Dc. Although I’m old we do have a child in kindergarten and you are exactly correct. I am no teacher especially the minutiae of the English language. My wife and i are regrouping.

Sleepwalker

It is already very evident that our child does much better in a classroom than at home. Maybe it’s just our situation but she needs a classroom.

mpjeep

While talking with my sister-in-law, who is a teacher in another part of NC, I got the impression that Virtual teaching/learning seems to be a joke.

We should try some kind of arrangement to get more teachers and students in the same room. Why? Because Video Conferencing just isn’t the same as face-to-face learning.

It is not easy to teach in a physical classroom one day and turn it into a virtual classroom the next.

Students may be in a private room of their homes or they may not, depending on how big their family is. May have lots of distractions. Same for teachers. Teachers may have roommates or live in a small studio apartment with limited workspace.

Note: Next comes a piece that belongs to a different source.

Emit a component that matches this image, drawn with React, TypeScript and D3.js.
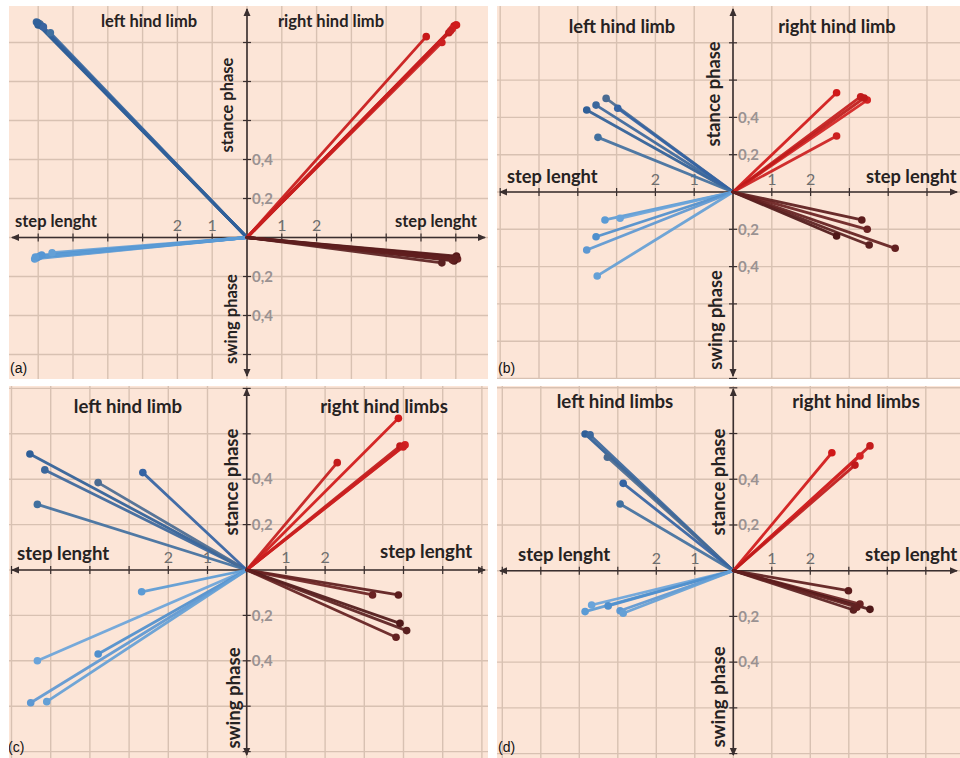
import React, { useEffect, useRef } from 'react'
import * as d3 from 'd3'

type Pt = [number, number]

// endpoints of every step vector: [step length, phase duration]
// panel (a)
const aLeftStance: Pt[] = [[-6.0, 1.1], [-6.05, 1.105], [-5.95, 1.095], [-5.9, 1.085], [-5.65, 1.05], [-6.0, 1.09], [-5.85, 1.08], [-6.02, 1.1]]
const aLeftSwing: Pt[] = [[-6.1, -0.11], [-6.05, -0.105], [-6.0, -0.1], [-5.95, -0.095], [-5.6, -0.078], [-5.9, -0.09], [-6.08, -0.1]]
const aRightStance: Pt[] = [[6.0, 1.09], [5.95, 1.085], [5.9, 1.07], [5.8, 1.05], [5.6, 1.0], [5.15, 1.03], [6.02, 1.09], [5.85, 1.06]]
const aRightSwing: Pt[] = [[6.0, -0.1], [6.05, -0.11], [5.95, -0.12], [5.6, -0.13], [5.9, -0.115], [6.02, -0.095], [5.98, -0.105]]

// panel (b)
const bLeftStance: Pt[] = [[-3.77, 0.44], [-3.53, 0.466], [-3.27, 0.502], [-2.97, 0.449], [-3.48, 0.293]]
const bLeftSwing: Pt[] = [[-3.3, -0.15], [-2.91, -0.141], [-3.53, -0.24], [-3.77, -0.311], [-3.5, -0.45]]
const bRightStance: Pt[] = [[2.67, 0.532], [3.29, 0.511], [3.46, 0.493], [3.38, 0.504], [2.67, 0.3]]
const bRightSwing: Pt[] = [[3.32, -0.15], [3.46, -0.2], [2.67, -0.236], [3.51, -0.284], [4.18, -0.302]]

// panel (c)
const cLeftStance: Pt[] = [[-5.53, 0.511], [-5.15, 0.441], [-3.79, 0.385], [-2.65, 0.429], [-5.34, 0.289]]
const cLeftSwing: Pt[] = [[-2.68, -0.096], [-5.34, -0.4], [-3.79, -0.37], [-5.51, -0.585], [-5.1, -0.58]]
const cRightStance: Pt[] = [[3.87, 0.668], [2.31, 0.473], [4.04, 0.551], [3.91, 0.546], [3.99, 0.542]]
const cRightSwing: Pt[] = [[3.87, -0.11], [3.21, -0.11], [3.91, -0.235], [4.08, -0.267], [3.81, -0.296]]

// panel (d)
const dLeftStance: Pt[] = [[-3.85, 0.598], [-3.72, 0.594], [-3.27, 0.496], [-2.86, 0.382], [-2.94, 0.292]]
const dLeftSwing: Pt[] = [[-3.85, -0.179], [-3.68, -0.15], [-3.25, -0.154], [-2.94, -0.175], [-2.86, -0.186]]
const dRightStance: Pt[] = [[2.56, 0.516], [3.55, 0.546], [3.29, 0.502], [3.16, 0.462]]
const dRightSwing: Pt[] = [[2.99, -0.0875], [3.29, -0.146], [3.55, -0.169], [3.12, -0.172], [3.21, -0.16]]

const leftTitles = ['left hind limb', 'left hind limb', 'left hind limb', 'left hind limbs']
const rightTitles = ['right hind limb', 'right hind limb', 'right hind limbs', 'right hind limbs']
const panelTags = ['(a)', '(b)', '(c)', '(d)']
const xTickValues = [-2, -1, 1, 2]
const yTickValues = [-0.4, -0.2, 0.2, 0.4]
const stepLabel = 'step lenght'
const stanceLabel = 'stance phase'
const swingLabel = 'swing phase'

const groupColors = [
  ['#2f5f98', '#3b679c', '#4a6b92', '#3463a3', '#41709f', '#2d5b90', '#3a64a0', '#30609a'],
  ['#5b9bd5', '#6aa4da', '#4f8fcd', '#5d98d2', '#64a0d6', '#5596d4', '#5b9bd5'],
  ['#d01818', '#c41c1c', '#d42222', '#bf1a1a', '#cc2020', '#c81818', '#d01c1c', '#c62020'],
  ['#5c1c1c', '#6a2222', '#4f1818', '#5a2020', '#632020', '#571a1a', '#5e1e1e']
]

// layout: plot rect, origin pixel, pixels per unit, label anchors, label font size
const layout = [
  { rect: [9, 6, 488, 379], origin: [247, 237.5], unit: [34.8, 195], font: 16.5, titleY: 27, titleX: [149, 331], stance: [233, 105], swing: [237, 319], stepY: [227, 227], stepX: [15, 395], tag: [10, 373] },
  { rect: [497, 6, 960, 379], origin: [733, 192], unit: [38.8, 186.5], font: 18.3, titleY: 33, titleX: [622, 837], stance: [720, 94], swing: [722, 320], stepY: [183, 183], stepX: [507, 866], tag: [498, 373] },
  { rect: [9, 386, 488, 758], origin: [246.7, 570], unit: [39.2, 227], font: 18.6, titleY: 413, titleX: [128, 384], stance: [238, 482], swing: [240, 698], stepY: [560, 558], stepX: [17, 380], tag: [8, 752] },
  { rect: [497, 386, 960, 758], origin: [733.3, 570.7], unit: [38.5, 228.6], font: 18.6, titleY: 408, titleX: [615, 856], stance: [725, 482], swing: [725, 697], stepY: [561, 561], stepX: [518, 865], tag: [498, 752] }
]

const panelData = [
  [aLeftStance, aLeftSwing, aRightStance, aRightSwing],
  [bLeftStance, bLeftSwing, bRightStance, bRightSwing],
  [cLeftStance, cLeftSwing, cRightStance, cRightSwing],
  [dLeftStance, dLeftSwing, dRightStance, dRightSwing]
]

const labelFont = "Lato, 'Open Sans', sans-serif"

function drawPanel(svg: any, i: number) {
  const p = layout[i]
  const [x0, y0, x1, y1] = p.rect
  const [ox, oy] = p.origin
  const [ux, uy] = p.unit

  const x = d3.scaleLinear().domain([0, 1]).range([ox, ox + ux])
  const y = d3.scaleLinear().domain([0, 1]).range([oy, oy - uy])
  const xMin = x.invert(x0), xMax = x.invert(x1)
  const yMin = y.invert(y1), yMax = y.invert(y0)

  svg.append('clipPath').attr('id', 'clip' + i)
    .append('rect').attr('x', x0).attr('y', y0).attr('width', x1 - x0).attr('height', y1 - y0)

  const g = svg.append('g').attr('clip-path', 'url(#clip' + i + ')')

  g.append('rect')
    .attr('x', x0).attr('y', y0)
    .attr('width', x1 - x0).attr('height', y1 - y0)
    .attr('fill', '#fce5d7')

  // grid
  const gx = d3.range(Math.ceil(xMin), Math.floor(xMax) + 1)
  const gy = d3.range(Math.ceil(yMin / 0.2 - 1e-6), Math.floor(yMax / 0.2 + 1e-6) + 1).map(k => k * 0.2)

  g.selectAll('.vgrid').data(gx).enter().append('line')
    .attr('x1', d => x(d)).attr('x2', d => x(d))
    .attr('y1', y0).attr('y2', y1)
    .attr('stroke', '#d8c1b2').attr('stroke-width', 1.4)

  g.selectAll('.hgrid').data(gy).enter().append('line')
    .attr('y1', d => y(d)).attr('y2', d => y(d))
    .attr('x1', x0).attr('x2', x1)
    .attr('stroke', '#d8c1b2').attr('stroke-width', 1.4)

  // axes
  const axisColor = '#3a2f2f'
  g.append('line').attr('x1', x0 + 3).attr('x2', x1 - 3).attr('y1', y(0)).attr('y2', y(0))
    .attr('stroke', axisColor).attr('stroke-width', 1.6)
  g.append('line').attr('y1', y0 + 3).attr('y2', y1 - 3).attr('x1', x(0)).attr('x2', x(0))
    .attr('stroke', axisColor).attr('stroke-width', 1.6)

  g.selectAll('.xtick').data(gx.filter(d => d !== 0)).enter().append('line')
    .attr('x1', d => x(d)).attr('x2', d => x(d))
    .attr('y1', y(0) - 4).attr('y2', y(0) + 4)
    .attr('stroke', axisColor).attr('stroke-width', 1.2)
  g.selectAll('.ytick').data(gy.filter(d => Math.abs(d) > 1e-6)).enter().append('line')
    .attr('y1', d => y(d)).attr('y2', d => y(d))
    .attr('x1', x(0) - 4).attr('x2', x(0) + 4)
    .attr('stroke', axisColor).attr('stroke-width', 1.2)

  const arrows = [
    `M${x0 + 2},${y(0)} L${x0 + 10},${y(0) - 3.5} L${x0 + 10},${y(0) + 3.5} Z`,
    `M${x1 - 2},${y(0)} L${x1 - 10},${y(0) - 3.5} L${x1 - 10},${y(0) + 3.5} Z`,
    `M${x(0)},${y0 + 2} L${x(0) - 3.5},${y0 + 10} L${x(0) + 3.5},${y0 + 10} Z`,
    `M${x(0)},${y1 - 2} L${x(0) - 3.5},${y1 - 10} L${x(0) + 3.5},${y1 - 10} Z`
  ]
  g.selectAll('.arrow').data(arrows).enter().append('path')
    .attr('d', d => d).attr('fill', axisColor)

  // tick labels
  g.selectAll('.xlab').data(xTickValues).enter().append('text')
    .attr('x', d => x(d)).attr('y', y(0) - 7)
    .attr('text-anchor', 'middle')
    .style('font-family', labelFont).style('font-size', '16px')
    .style('fill', '#6e6e6e')
    .text(d => String(Math.abs(d)))

  g.selectAll('.ylab').data(yTickValues).enter().append('text')
    .attr('x', x(0) + 5).attr('y', d => y(d))
    .attr('dy', '0.35em')
    .style('font-family', labelFont).style('font-size', '15px').style('font-weight', 'bold')
    .style('fill', '#9a9292')
    .text(d => Math.abs(d).toFixed(1).replace('.', ','))

  // step vectors
  const line = d3.line<Pt>().x(d => x(d[0])).y(d => y(d[1]))
  panelData[i].forEach((group, gi) => {
    const colors = groupColors[gi]
    group.forEach((pt, k) => {
      g.append('path')
        .attr('d', line([[0, 0], pt]))
        .attr('stroke', colors[k % colors.length])
        .attr('stroke-width', 2.8)
        .attr('stroke-linecap', 'round')
        .attr('fill', 'none')
        .attr('opacity', 0.92)
    })
    group.forEach((pt, k) => {
      g.append('circle')
        .attr('cx', x(pt[0])).attr('cy', y(pt[1])).attr('r', 3.8)
        .attr('fill', colors[k % colors.length])
    })
  })

  // labels
  const bold = (sel: any) => sel.style('font-family', labelFont).style('font-size', p.font + 'px')
    .style('font-weight', 'bold').style('fill', '#262222')

  bold(g.append('text').attr('x', p.titleX[0]).attr('y', p.titleY).attr('text-anchor', 'middle').text(leftTitles[i]))
  bold(g.append('text').attr('x', p.titleX[1]).attr('y', p.titleY).attr('text-anchor', 'middle').text(rightTitles[i]))
  bold(g.append('text').attr('x', p.stepX[0]).attr('y', p.stepY[0]).text(stepLabel))
  bold(g.append('text').attr('x', p.stepX[1]).attr('y', p.stepY[1]).text(stepLabel))
  bold(g.append('text')
    .attr('transform', 'translate(' + p.stance[0] + ',' + p.stance[1] + ') rotate(-90)')
    .attr('text-anchor', 'middle').text(stanceLabel))
  bold(g.append('text')
    .attr('transform', 'translate(' + p.swing[0] + ',' + p.swing[1] + ') rotate(-90)')
    .attr('text-anchor', 'middle').text(swingLabel))

  g.append('text')
    .attr('x', p.tag[0]).attr('y', p.tag[1])
    .style('font-family', "'Liberation Sans', Arial, sans-serif").style('font-size', '14px')
    .style('fill', '#111')
    .text(panelTags[i])
}

export default function App() {
  const ref = useRef<SVGSVGElement>(null)

  useEffect(() => {
    const svg = d3.select(ref.current)
    svg.selectAll('*').remove()
    svg.append('rect').attr('width', 960).attr('height', 758).attr('fill', '#ffffff')
    for (let i = 0; i < layout.length; i++) {
      drawPanel(svg, i)
    }
  }, [])

  return (
    <svg
      ref={ref}
      width={960}
      height={758}
      style={{ position: 'absolute', left: 0, top: 0 }}
    />
  )
}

Teachers and students may have questionable Wi-Fi. We’ve all experienced Wi-Fi issues.

Teachers have less control over student engagement.

Some school districts, not sure about Carteret County, have dropped letter grade policies, in favor of pass/fail. Students could be less motivated to learn more.

Just seems to me that in person schooling is an important part of our community, offering a supportive learning environment for students while enabling parents and caregivers to work.

dc

If talking nationwide & achievement gaps all the face-to-face & money you're willing to provide won't matter the way those controlling/dictating it all have approached it. It's been tough for working parents especially lower grades. Based on the stats it seems the young ones are safest in class as it relates to virus & they need the face-to-face most as previously stated but parents' safety concerns are certainly understandable. Obviously, there's plenty of downsides for education & all other facets of life with this Chinese Communist Party Virus & we should never forget it. Wasn't that long ago that school shootings & how to prevent them, student, & school safety & funding it were the biggest issues. Know a young lady working on her master's who says she prefers classroom interaction versus virtual. Up sides may be safer environment, much less travel, flexibility in studying times, etc.

dc

According to another article herein county tax revenue way up & highest ever for July. Wonder how it will be spent? Will education benefit?

dc

Something y'all might what to consider just for the sake of discussion are two very important issues among many in so-called "education". This country is in a dire situation. It's NOT between Trump & Biden. It IS between Civilization & Anarchy. This will affect "education" more than whether it's delivered face-to-face or virtually especially when it comes to young minds. Think about too under our far left "education" system teachings such as "critical race theory" & "white privilege". Don't know about you but unless I'm sitting in the classroom nowadays to know first-hand what these students are being exposed to I might could have a better handle on it all virtually.

dc

Excellent article in the news this morning by Nick Sandmann. Everyone should read it.

mpjeep

I read it, dc. He's spot on. Republicans are discriminated against more these days than black folks.

Sleepwalker

Dc. I’ve been tossed out of several schools in cc when my older children were coming up for just that reason. When a parent goes in and respectively asks about their childs curriculum and gets treated like a malcontent...of course it always escalated. All i ever wanted the schools to teach my children was the 3 r’s. I would handle history and the government stuff. Luckily I coached basketball with the dare officers on duty at the time. So it wasn’t so bad on me. The school admin on the other hand were terrible most of the time.